Luxury Abounds

As the region’s housing market recovers, lavish homes priced above $1 million are moving again, but a full recovery is still on the horizon.

For more than 25 years, Ronni Keating has aided some of the region’s most prominent people — from the top automotive executives like former General Motors Chairman and CEO Dan Akerson to Tigers pitcher Justin Verlander — make one of life’s most personal and expensive decisions: buying a home.

Keating, a real estate agent with Sotheby’s International Realty in downtown Birmingham who was dubbed “Gatekeeper of Bloomfield Hills” by Town and Country magazine, specializes in exclusive properties where prices often top seven figures. Along with the economy in general, that rarified market shrank during the 2008 global financial crisis. But as Michigan’s economy continues to recover, Keating is on the fast track once again — she has 45 homes priced at $1 million or more listed in Birmingham, Bloomfield Hills, and Oakland County’s lake district.

“I’ve seen shifts in the market up and down, but there’s a confidence level coming to our area now,” Keating says. “Just a few years ago, executives and athletes moving to town were told to lease and not buy properties because (the area was) not a good investment. But a lot of auto executives who came in for the North American International Auto Show (in January) were looking at real estate to buy, not lease. An executive from a water purifying business just bought a high-end home. (Our business) was up 13 percent last year. I think 2014 is going to be amazing.”

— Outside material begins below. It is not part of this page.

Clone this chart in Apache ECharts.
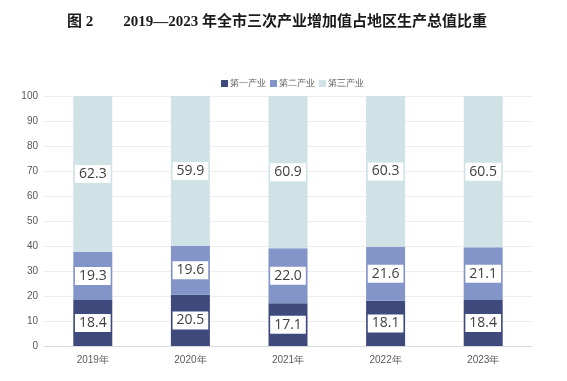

In 2009, 58 homes in the region were sold for between $1 million and $2 million (46 in Oakland County and 12 in Wayne County), for a total value of $76 million, according to Realcomp, a multiple listing service in Farmington Hills. The luxury properties spent an average of 302 days on the market.

By 2013, the number of homes sold in the $1 million to $2 million range had grown to 183 (161 in Oakland County, 21 in Wayne County, and one in Macomb County), representing combined sales of $239 million. The average number of days on the market in 2013 fell to 64. As of late January, 236 properties in Oakland, Macomb, and Wayne counties were listed for more than $1 million.

“There’s tremendous growth in this market. The homes that were built in 2008 and 2009 that we sold for $550,000 are now going for $750,000,” says Lisa Hall, CEO and broker/owner of ReMax Dream Properties in Northville. “In 2009, our percentage of $1 million homes companywide was 3 percent; this year that will be closer to 10 percent. The problem is that there’s no inventory, so they sell as quickly as we get them — whether it’s $500,000, $800,000, or $1.2 million.”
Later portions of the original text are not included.